Titanic (1912)

Forget the apparent romance of Leonardo Di Caprio and Kate Winslet. There’s a lot for us to learn from the Titanic, a disaster that could have been prevented by Titanic’s owners White Star.

RMS Titanic is possibly the most famous passenger liner of all time.  Tragically, that’s because it’s owners hailed it as “unsinkable” before it sank on it’s maiden voyage.   On route from England to New York City, it hit an iceberg on 15 April 1912 and sank, drowning 1,517 people.

Despite being made of 70,000 tonnes of steel, Titanic’s design was supposed to make it “pretty unsinkable” due to the compartmentalised nature of it’s hull and its innovate rudder.   The claim was changed by the press when they dropped the word “pretty” before “unsinkable”.

It’s unclear why the iceberg the Titanic struck was not avoided.  Ice was a common seasonal hazard in the Atlantic Ocean.  Many ships had reported icebergs in the path Titanic sailed.  On 11 April, 4 days before disaster struck, Titanic received 6 warnings from other ships and more followed every day.  These warnings would have been received by radio, logged in the radio book and passed to officers on the bridge, so it’s not clear why the Captain did not change course during this high profile, maiden voyage.

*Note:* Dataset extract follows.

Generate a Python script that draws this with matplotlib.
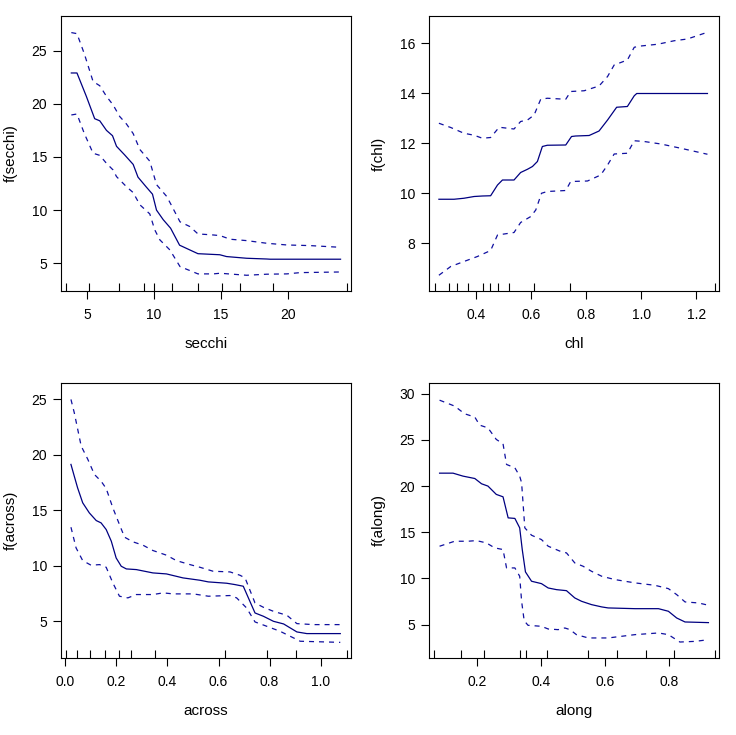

More lifeboats “should” have been provided.  Titanic actually provided more lifeboats than regulations of the time required, by providing 16 of them.  However, design engineer Alexander Carlisle advised White Star during the design phase that they could and should install 64 lifeboats.  Carlisle’s recommendation was based on the fact that 16 lifeboats had capacity to save 1,100 people, while Titanic would carry up to 4,600 people.  Installing 64 lifeboats would have provided capacity to save 4,000 – more than the number of people on board – but White Star chose not to install them.  Speculation is that they believed the Titanic to be unsinkable and wanted more space on their luxurious liner.   The protocol of “women and children first” meant many more men died.


What can business continuity planners learn from this tragedy?

  • There’s lots of information on Titanic.  Check out our bookshop.
  • Risks are often known but not acknowledged in a manner provoking action.  White Star never claimed Titanic was actually unsinkable but may have taken less care regarding evacuation once this notion became prevalent.  Carlisle advised White Star they needed more lifeboats but his concerns were not considered significant enough to act upon.  Consider your processes for assessing risk, hearing information as warnings, and how people are empowered to escalate a serious concern.
  • Take action when warnings are significant.  Titanic knew there was a danger of ice but appeared to take no action.  Consider offering standardised (but flexible) protocols to ensure appropriate action must be taken on receipt of a warning.   Individuals at all levels can be empowered to make sensible decisions to protect life, revenue and reputation.
  • Recognize that a damaged reputation is often not the end.  White Star continued after Titanic, merging with Cunard – but retaining the White Star identity – in 1934.  In 2005 White Star’s name was replaced as the group became known collectively as Carnival.